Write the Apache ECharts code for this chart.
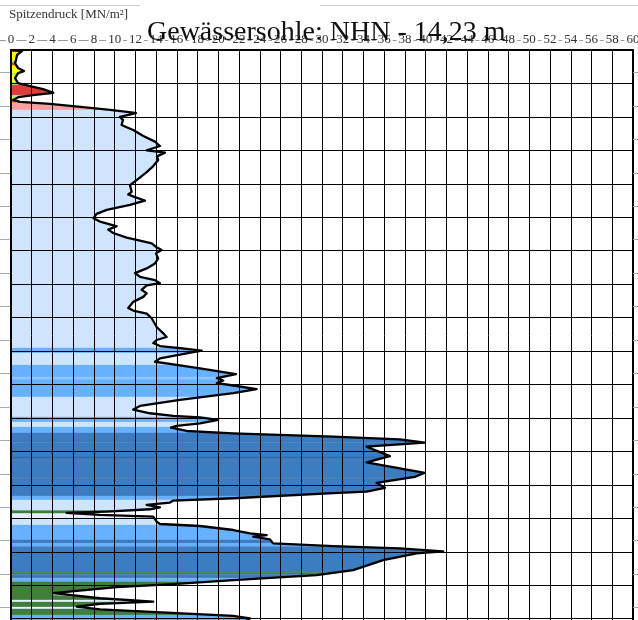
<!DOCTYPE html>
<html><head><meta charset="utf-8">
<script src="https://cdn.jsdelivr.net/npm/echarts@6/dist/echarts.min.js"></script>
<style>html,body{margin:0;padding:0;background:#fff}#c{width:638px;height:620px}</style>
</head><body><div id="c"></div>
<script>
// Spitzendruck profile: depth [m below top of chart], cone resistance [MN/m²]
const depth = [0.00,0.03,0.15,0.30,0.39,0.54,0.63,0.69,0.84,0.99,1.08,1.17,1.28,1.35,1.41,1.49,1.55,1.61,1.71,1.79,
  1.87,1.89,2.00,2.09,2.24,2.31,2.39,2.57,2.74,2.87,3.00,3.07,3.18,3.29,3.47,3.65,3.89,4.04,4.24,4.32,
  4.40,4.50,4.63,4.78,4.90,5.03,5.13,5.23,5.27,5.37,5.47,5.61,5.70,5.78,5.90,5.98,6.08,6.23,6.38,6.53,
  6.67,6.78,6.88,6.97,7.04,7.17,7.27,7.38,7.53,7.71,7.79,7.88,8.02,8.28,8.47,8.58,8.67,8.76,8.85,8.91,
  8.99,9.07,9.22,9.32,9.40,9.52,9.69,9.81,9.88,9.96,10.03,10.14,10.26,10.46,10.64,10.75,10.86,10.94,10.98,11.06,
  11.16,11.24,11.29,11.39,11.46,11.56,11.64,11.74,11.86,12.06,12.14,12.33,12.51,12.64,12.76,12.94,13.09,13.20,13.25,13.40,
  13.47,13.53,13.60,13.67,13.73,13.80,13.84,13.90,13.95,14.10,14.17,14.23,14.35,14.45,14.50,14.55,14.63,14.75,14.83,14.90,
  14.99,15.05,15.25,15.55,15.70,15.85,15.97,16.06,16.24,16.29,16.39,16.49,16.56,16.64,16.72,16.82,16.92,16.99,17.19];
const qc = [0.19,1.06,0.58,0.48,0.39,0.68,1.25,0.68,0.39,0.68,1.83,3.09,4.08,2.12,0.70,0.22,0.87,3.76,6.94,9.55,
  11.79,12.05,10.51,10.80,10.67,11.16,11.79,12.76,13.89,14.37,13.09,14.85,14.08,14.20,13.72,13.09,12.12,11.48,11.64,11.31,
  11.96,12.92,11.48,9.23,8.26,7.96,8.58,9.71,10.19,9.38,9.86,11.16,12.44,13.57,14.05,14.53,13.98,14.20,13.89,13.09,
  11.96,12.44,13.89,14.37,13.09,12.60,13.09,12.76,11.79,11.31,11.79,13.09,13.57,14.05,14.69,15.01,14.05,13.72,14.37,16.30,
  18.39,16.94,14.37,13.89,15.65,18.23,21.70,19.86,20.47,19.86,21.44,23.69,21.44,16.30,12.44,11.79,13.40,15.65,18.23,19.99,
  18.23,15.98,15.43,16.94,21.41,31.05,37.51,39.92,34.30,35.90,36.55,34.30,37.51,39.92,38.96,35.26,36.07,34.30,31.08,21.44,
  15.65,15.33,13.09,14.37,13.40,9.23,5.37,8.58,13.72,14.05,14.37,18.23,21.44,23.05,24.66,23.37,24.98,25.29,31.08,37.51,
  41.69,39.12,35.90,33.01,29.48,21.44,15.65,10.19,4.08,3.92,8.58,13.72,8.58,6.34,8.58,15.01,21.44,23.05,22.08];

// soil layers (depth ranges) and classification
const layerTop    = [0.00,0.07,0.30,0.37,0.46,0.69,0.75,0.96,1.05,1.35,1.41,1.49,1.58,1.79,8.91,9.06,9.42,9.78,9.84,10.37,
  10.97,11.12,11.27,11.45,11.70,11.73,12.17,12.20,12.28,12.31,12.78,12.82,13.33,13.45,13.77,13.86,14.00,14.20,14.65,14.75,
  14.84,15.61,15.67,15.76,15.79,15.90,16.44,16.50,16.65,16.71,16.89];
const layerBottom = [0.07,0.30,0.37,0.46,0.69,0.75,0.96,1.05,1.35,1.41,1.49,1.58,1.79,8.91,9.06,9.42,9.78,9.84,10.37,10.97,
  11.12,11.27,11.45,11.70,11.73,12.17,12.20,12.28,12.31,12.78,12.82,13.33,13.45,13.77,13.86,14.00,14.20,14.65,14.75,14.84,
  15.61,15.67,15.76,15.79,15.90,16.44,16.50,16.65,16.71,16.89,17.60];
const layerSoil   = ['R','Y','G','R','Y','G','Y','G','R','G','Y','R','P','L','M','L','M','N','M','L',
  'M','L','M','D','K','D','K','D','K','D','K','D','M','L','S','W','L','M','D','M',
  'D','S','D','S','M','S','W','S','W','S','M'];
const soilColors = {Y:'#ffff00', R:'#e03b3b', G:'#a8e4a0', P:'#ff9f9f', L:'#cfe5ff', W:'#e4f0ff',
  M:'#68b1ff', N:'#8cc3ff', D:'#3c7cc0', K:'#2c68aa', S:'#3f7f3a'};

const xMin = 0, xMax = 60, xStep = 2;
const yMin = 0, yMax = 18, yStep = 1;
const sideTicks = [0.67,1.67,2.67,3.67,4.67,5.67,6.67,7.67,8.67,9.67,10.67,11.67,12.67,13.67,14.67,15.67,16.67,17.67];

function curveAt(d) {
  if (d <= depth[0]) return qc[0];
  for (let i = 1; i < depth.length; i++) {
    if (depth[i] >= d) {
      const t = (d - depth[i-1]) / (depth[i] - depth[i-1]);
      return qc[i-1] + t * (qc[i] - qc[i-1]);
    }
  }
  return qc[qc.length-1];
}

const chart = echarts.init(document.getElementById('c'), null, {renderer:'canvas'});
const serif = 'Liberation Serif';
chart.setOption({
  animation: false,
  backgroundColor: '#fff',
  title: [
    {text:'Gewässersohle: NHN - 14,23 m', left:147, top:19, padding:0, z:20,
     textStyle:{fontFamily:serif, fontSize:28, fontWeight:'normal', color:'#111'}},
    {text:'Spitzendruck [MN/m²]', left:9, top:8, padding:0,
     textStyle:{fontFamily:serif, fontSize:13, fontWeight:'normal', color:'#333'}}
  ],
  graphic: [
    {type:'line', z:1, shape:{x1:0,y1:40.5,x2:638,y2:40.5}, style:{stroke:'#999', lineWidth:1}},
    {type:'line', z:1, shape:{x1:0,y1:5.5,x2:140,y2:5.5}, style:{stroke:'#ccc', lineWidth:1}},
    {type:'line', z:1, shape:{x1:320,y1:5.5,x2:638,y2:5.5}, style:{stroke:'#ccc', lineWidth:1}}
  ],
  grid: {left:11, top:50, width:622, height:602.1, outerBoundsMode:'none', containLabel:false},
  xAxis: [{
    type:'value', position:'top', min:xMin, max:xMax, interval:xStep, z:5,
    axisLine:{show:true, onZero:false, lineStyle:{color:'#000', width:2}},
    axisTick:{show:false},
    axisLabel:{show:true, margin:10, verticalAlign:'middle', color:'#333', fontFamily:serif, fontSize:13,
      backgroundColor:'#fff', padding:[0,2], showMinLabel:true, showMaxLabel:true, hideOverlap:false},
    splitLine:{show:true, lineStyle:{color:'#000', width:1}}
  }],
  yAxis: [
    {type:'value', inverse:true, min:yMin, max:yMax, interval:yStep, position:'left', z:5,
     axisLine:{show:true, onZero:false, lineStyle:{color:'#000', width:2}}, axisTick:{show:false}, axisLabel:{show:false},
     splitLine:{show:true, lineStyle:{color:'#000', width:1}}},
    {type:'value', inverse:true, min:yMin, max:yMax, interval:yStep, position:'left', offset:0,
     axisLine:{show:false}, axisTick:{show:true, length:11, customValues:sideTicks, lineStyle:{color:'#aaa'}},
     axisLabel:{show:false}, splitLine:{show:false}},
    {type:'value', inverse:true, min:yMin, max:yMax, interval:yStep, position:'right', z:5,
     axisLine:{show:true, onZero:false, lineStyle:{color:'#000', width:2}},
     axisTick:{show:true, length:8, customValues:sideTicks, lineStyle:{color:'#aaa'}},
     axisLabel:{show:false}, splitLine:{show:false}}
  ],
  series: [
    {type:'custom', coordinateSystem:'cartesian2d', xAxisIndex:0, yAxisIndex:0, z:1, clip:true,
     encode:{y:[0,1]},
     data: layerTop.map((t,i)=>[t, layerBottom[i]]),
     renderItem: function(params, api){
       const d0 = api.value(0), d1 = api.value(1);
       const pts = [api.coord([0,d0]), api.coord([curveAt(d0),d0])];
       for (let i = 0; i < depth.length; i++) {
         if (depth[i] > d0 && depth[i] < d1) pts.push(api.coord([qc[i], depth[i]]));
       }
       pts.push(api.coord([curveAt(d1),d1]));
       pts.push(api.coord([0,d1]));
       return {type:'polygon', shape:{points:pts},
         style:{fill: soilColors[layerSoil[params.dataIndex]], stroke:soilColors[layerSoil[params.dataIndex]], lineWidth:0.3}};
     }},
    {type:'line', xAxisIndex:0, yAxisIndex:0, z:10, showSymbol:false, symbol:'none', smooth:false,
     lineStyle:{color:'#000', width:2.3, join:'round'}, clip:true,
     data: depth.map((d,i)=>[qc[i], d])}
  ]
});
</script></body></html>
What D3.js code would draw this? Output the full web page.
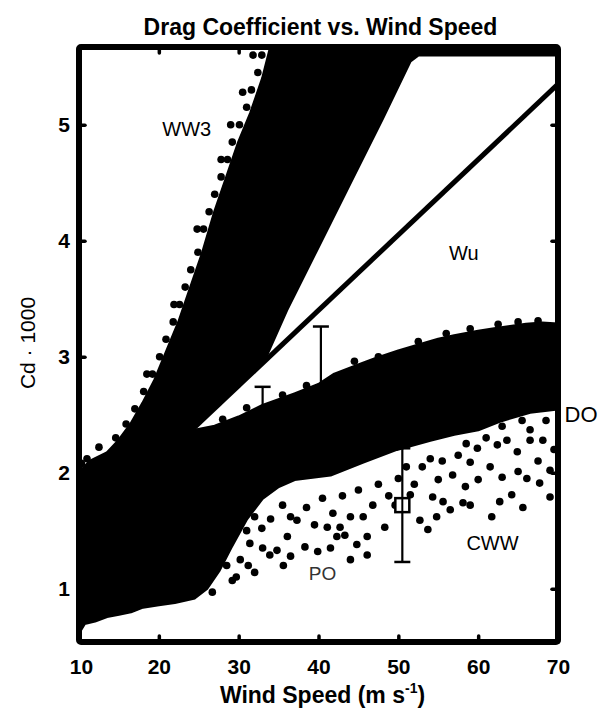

┄┄┄┄┄┄┄┄┄┄

- **Objective**
Tally every line of the listing that holds the string "this", then give the number by itself.

- **Completed task**
2